The oral pronouncement provided:
I will not impose any fine at all. I will sentence you to be committed to the custody of the Attorney General of the United States or his authorized representative for a period of five years. However, I will require that you serve a hundred and seventy-nine days of that time, which is less than six months, that thereafter the balance of the sentence be suspended and you be placed on probation, supervised probation, for a period of five years. Now, in that fashion, I hope I've done what's correct. I've punished you for the escape, which I believe is intentional and knowing, but I've also taken what you're telling me as being true, and hope that it is and that it works out.
Fed.R.Crim.P. 36 provides that "[c]lerical mistakes in judgments, orders, or other parts of the record and errors in the record arising from oversight or omission may be corrected by the court at any time and after such notice, if any, as the court orders."

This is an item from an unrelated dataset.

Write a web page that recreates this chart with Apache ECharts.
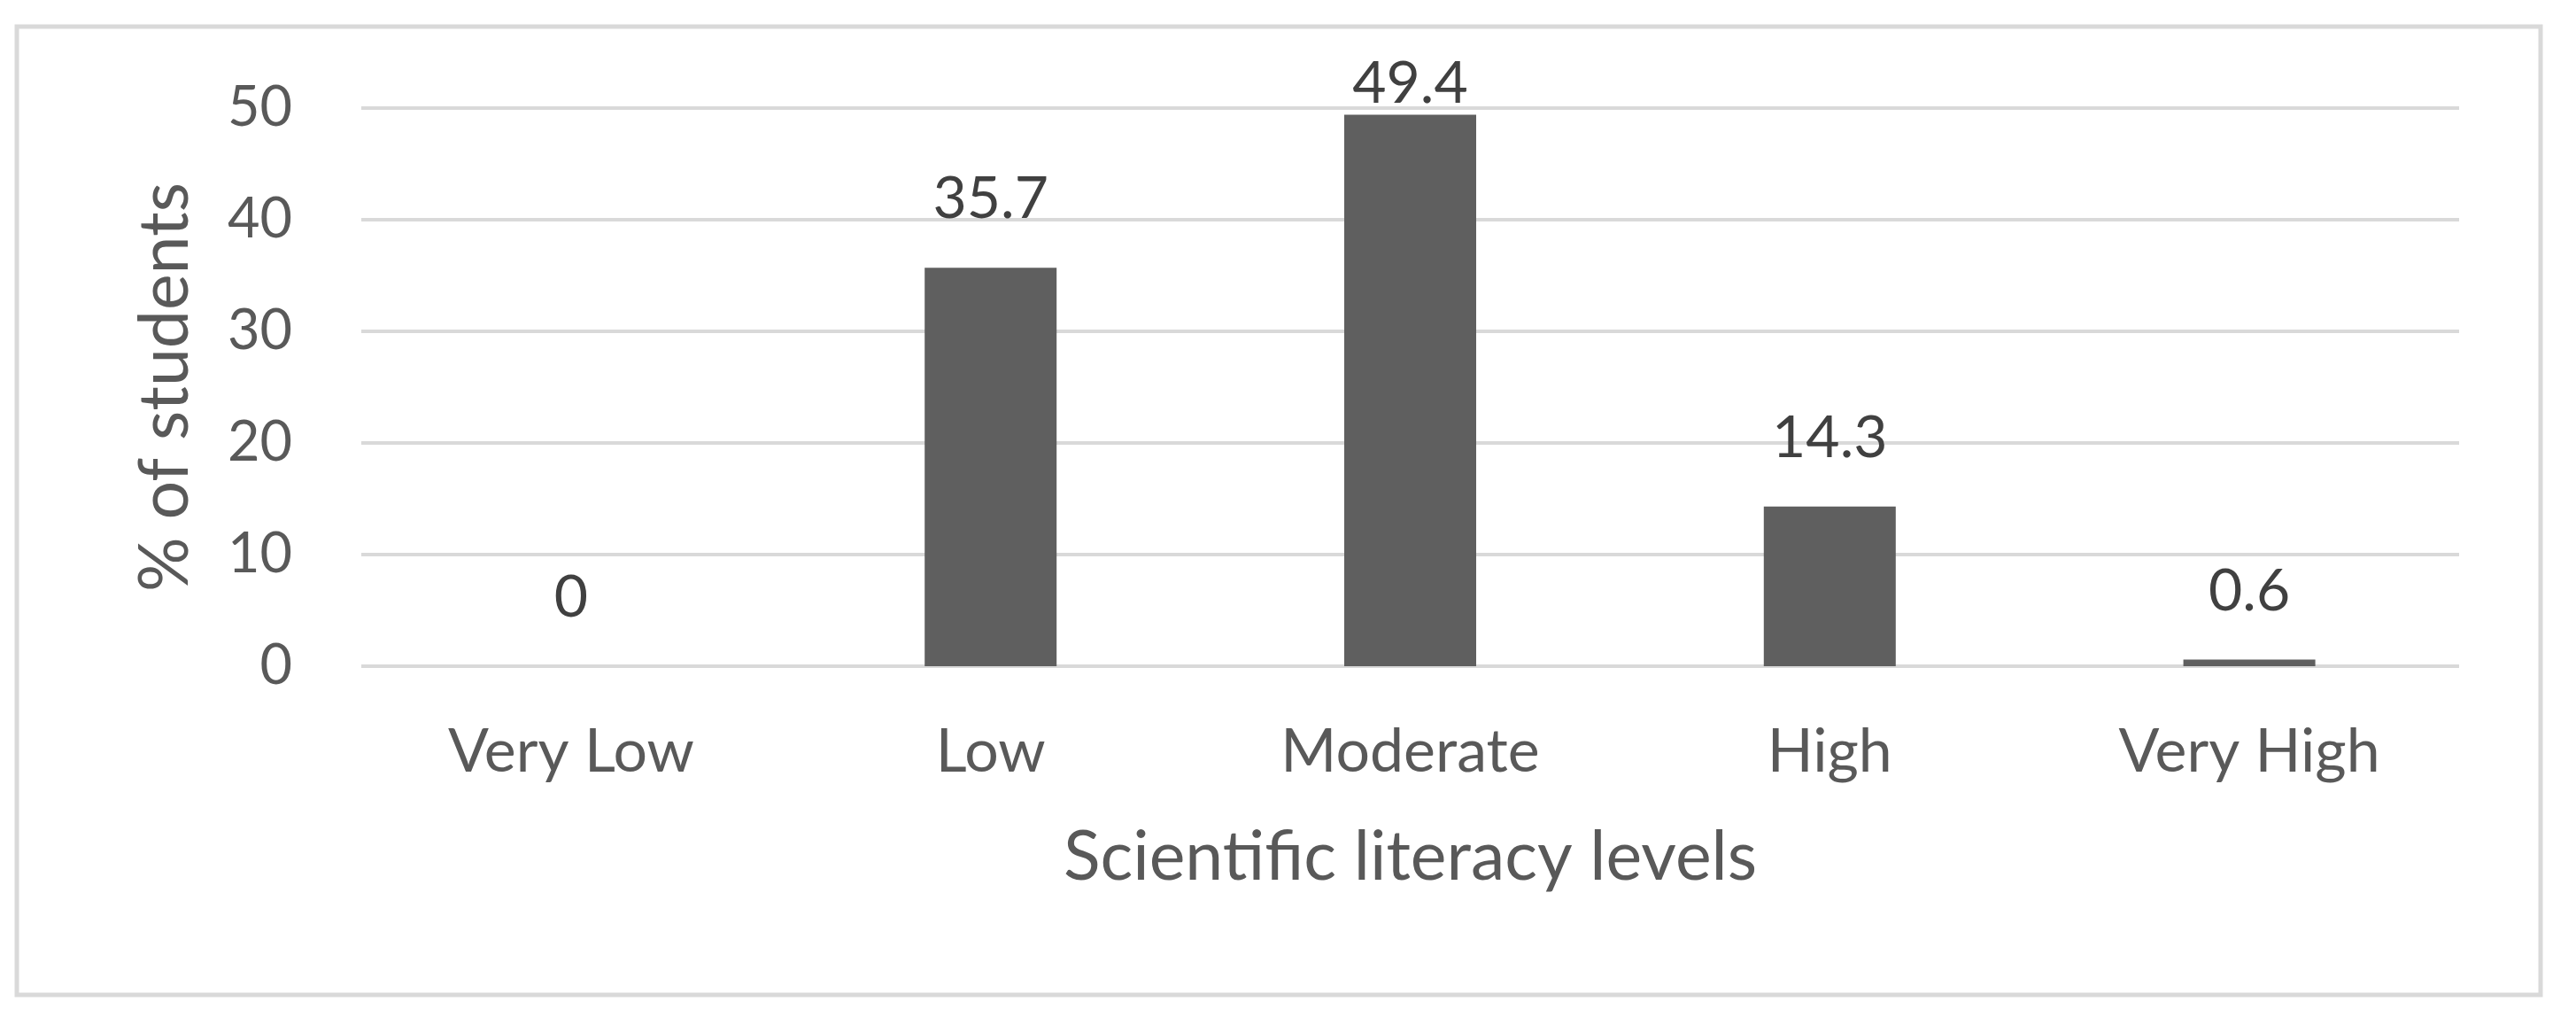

The corrected written judgment states that:
The Defendant is hereby committed to the custody of the Attorney General or his authorized representative for imprisonment for a period of FIVE (5) YEARS, with the sentence to run consecutively to the sentence imposed on Count One of the indictment in Cause No. SA-85-CR-78(1), the first 179 days to be served and the remaining 1,646 days to be suspended and Defendant placed on probation for a period of five (5) years, with supervision, pursuant to the conditions provided in the Order of the Court entered 7/22/85.